2. Remote Procedure Call (RPC). Give pseudo-code in a Java-based notation to solve the following problem, or explain why the problem cannot be solved. A certain device is controlled by a set of 5 computers, each of which operates a motor (this is common in factories, where large pieces of equipment might have many controllers and motors to operate them). Your job is to program a central controller (a sixth machine) to start all the motors at once.

The procedures available are:

check_status(motor-number), returns {MTR_OK, MTR_FAULT}

(for motor-number in 0..4)

set_motor_status(motor-number, status) returns {MTR_OK, MTR_FAULT}

(for motor-number in 0..4; status in {MTR_ON, MTR_OFF}

Your solution should work as follows: if all the motors are OK, then set all motors to MTR_ON, checking the returned status code for possible new faults. If any motor is faulty at the outset, or if any motor fails when turned on, all motors should be turned off. Assume that in addition to the normal behavior of these procedures, they can throw a timing exception, which means that the RPC has timed out. You may assume that no real software failures occur – the various control programs don’t actually crash. However, with some non-negligible probability the network can lose a packet, programs can execute slowly for lots of reasons. Assume that the motors themselves have a significant failure rate.

Is a problem such as this posed correctly? Can you suggest a better (“practical, and adequate”) specification that avoids the issues raised by this specification?

As stated, the problem definitely can’t be solved. Consider just the very last step: suppose that my code decides to turn on the motors. As things are stated here, the network could drop all my packets to motor A while letting all my packets through to motors B, C, D and E. So there isn’t any point in giving pseudo-code for the solution; it can’t be done.
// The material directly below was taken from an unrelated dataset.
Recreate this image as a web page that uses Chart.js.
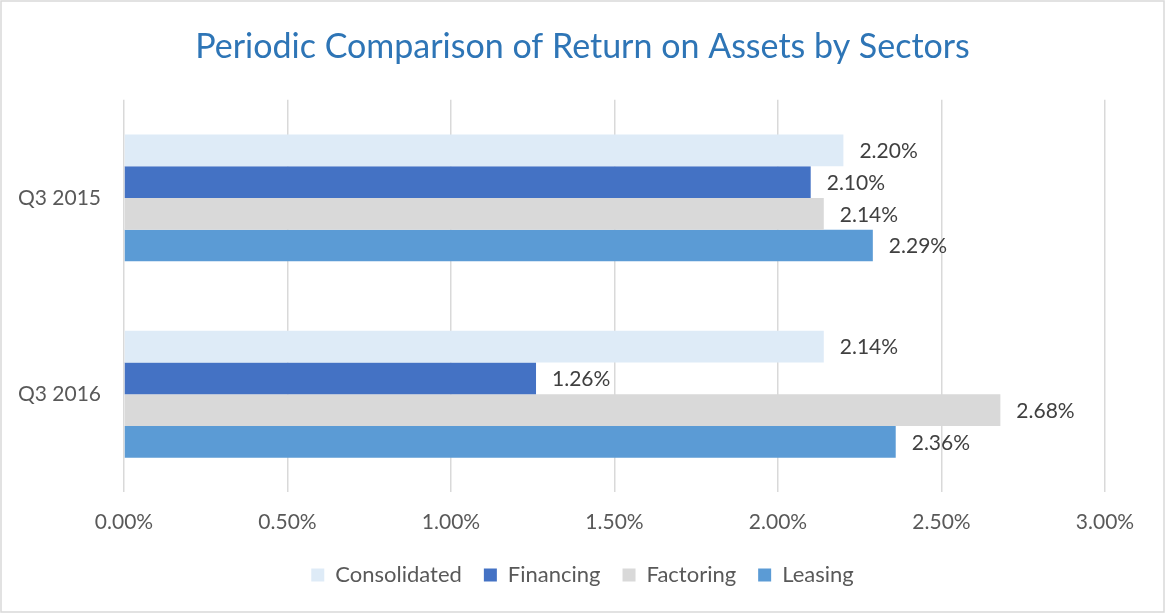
<!DOCTYPE html>
<html lang="en">
<head>
    <meta charset="UTF-8">
    <title>Return on Assets by Sectors</title>
    <style>
        html, body { margin: 0; padding: 0; background: #fff; }
        #wrap { width: 1165px; height: 613px; }
    </style>
</head>
<body>

    <div id="wrap">
        <canvas id="myChart" width="1165" height="613"></canvas>
    </div>

    <script src="https://cdn.jsdelivr.net/npm/chart.js@4.4.1/dist/chart.umd.min.js"></script>

    <script>
        // data
        var periods = ['Q3 2015', 'Q3 2016'];
        var consolidated = [2.20, 2.14];
        var financing = [2.10, 1.26];
        var factoring = [2.14, 2.68];
        var leasing = [2.29, 2.36];
        var tickValues = [0, 0.5, 1, 1.5, 2, 2.5, 3];

        var FONT = 'Lato, "Liberation Sans", sans-serif';
        var textGray = '#595959';

        // white page with a thin grey frame, like the office chart
        var frame = {
            id: 'frame',
            beforeDraw: function (chart) {
                var ctx = chart.ctx;
                ctx.save();
                ctx.fillStyle = '#ffffff';
                ctx.fillRect(0, 0, chart.width, chart.height);
                ctx.strokeStyle = '#d9d9d9';
                ctx.lineWidth = 1.5;
                ctx.strokeRect(1, 1, chart.width - 2, chart.height - 2);
                ctx.restore();
            }
        };

        // value labels just past the end of each bar
        var valueLabels = {
            id: 'valueLabels',
            afterDatasetsDraw: function (chart) {
                var ctx = chart.ctx;
                ctx.save();
                ctx.font = '21px ' + FONT;
                ctx.fillStyle = '#404040';
                ctx.textAlign = 'left';
                ctx.textBaseline = 'middle';
                chart.data.datasets.forEach(function (ds, i) {
                    var meta = chart.getDatasetMeta(i);
                    meta.data.forEach(function (bar, j) {
                        ctx.fillText(ds.data[j].toFixed(2) + '%', bar.x + 16, bar.y + 1);
                    });
                });
                ctx.restore();
            }
        };

        function createChart() {
            var ctx = document.getElementById('myChart').getContext('2d');
            var myChart = new Chart(ctx, {
                type: 'bar',
                data: {
                    labels: periods,
                    datasets: [
                        { label: 'Consolidated', data: consolidated, backgroundColor: '#deebf7' },
                        { label: 'Financing', data: financing, backgroundColor: '#4472c4' },
                        { label: 'Factoring', data: factoring, backgroundColor: '#d9d9d9' },
                        { label: 'Leasing', data: leasing, backgroundColor: '#5b9bd5' }
                    ]
                },
                options: {
                    indexAxis: 'y',
                    responsive: false,
                    animation: false,
                    categoryPercentage: 0.646,
                    barPercentage: 1,
                    layout: { padding: { left: 0, right: 0, top: 0, bottom: 17 } },
                    plugins: {
                        title: {
                            display: true,
                            text: 'Periodic Comparison of Return on Assets by Sectors',
                            color: '#2e75b6',
                            font: { family: FONT, size: 34, weight: 'normal' },
                            padding: { top: 27, bottom: 32 }
                        },
                        legend: {
                            position: 'bottom',
                            labels: {
                                color: textGray,
                                font: { family: FONT, size: 22 },
                                boxWidth: 13,
                                boxHeight: 13,
                                padding: 22
                            }
                        },
                        tooltip: { enabled: false }
                    },
                    scales: {
                        x: {
                            min: 0,
                            max: 3,
                            afterBuildTicks: function (scale) {
                                scale.ticks = tickValues.map(function (v) { return { value: v }; });
                            },
                            afterFit: function (scale) { scale.height = 49.6; },
                            grid: { color: '#d9d9d9', lineWidth: 1.5, drawTicks: false },
                            border: { display: false },
                            ticks: {
                                color: textGray,
                                font: { family: FONT, size: 21 },
                                padding: 17,
                                maxRotation: 0,
                                callback: function (v) { return Number(v).toFixed(2) + '%'; }
                            }
                        },
                        y: {
                            afterFit: function (scale) { scale.width = 124; },
                            grid: { display: false },
                            border: { display: false },
                            ticks: {
                                color: textGray,
                                font: { family: FONT, size: 21 },
                                padding: 15
                            }
                        },
                        // empty strip on the right so the plot ends at 3.00% while the title stays centred
                        yRight: {
                            position: 'right',
                            afterFit: function (scale) { scale.width = 60; },
                            grid: { display: false },
                            border: { display: false },
                            ticks: { display: false }
                        }
                    }
                },
                plugins: [frame, valueLabels]
            });
        }

        createChart();
    </script>

</body>
</html>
But if we relax the rules we can use 2-phase commit (I won’t reproduce the code, it looks just like the one we saw in class). The relaxed specification should state:

a) We assume that if a packet is retransmitted enough times, it will get through with arbitrarily high probability. Thus, the network doesn’t suffer partitioning failures.

b) We assume that the control program is running on a different machine than the ones on which the motors run, and that failures can be detected with some high probability.

c) Our goal is that with some specified probability of error p, either all motors are turned on, or no motor is turned on. For example, the factory might specify p=1-10^-9. From this probability we can then compute the appropriate retransmission rates and retry limits, timeouts, etc, to ensure that indeed, the problem can be solved. However, note that our ability to accurately detect failure ultimately limits the probability that the problem can be solved.

In summary, if we weaken the goal to become probabilistic, a 2PC protocol suffices.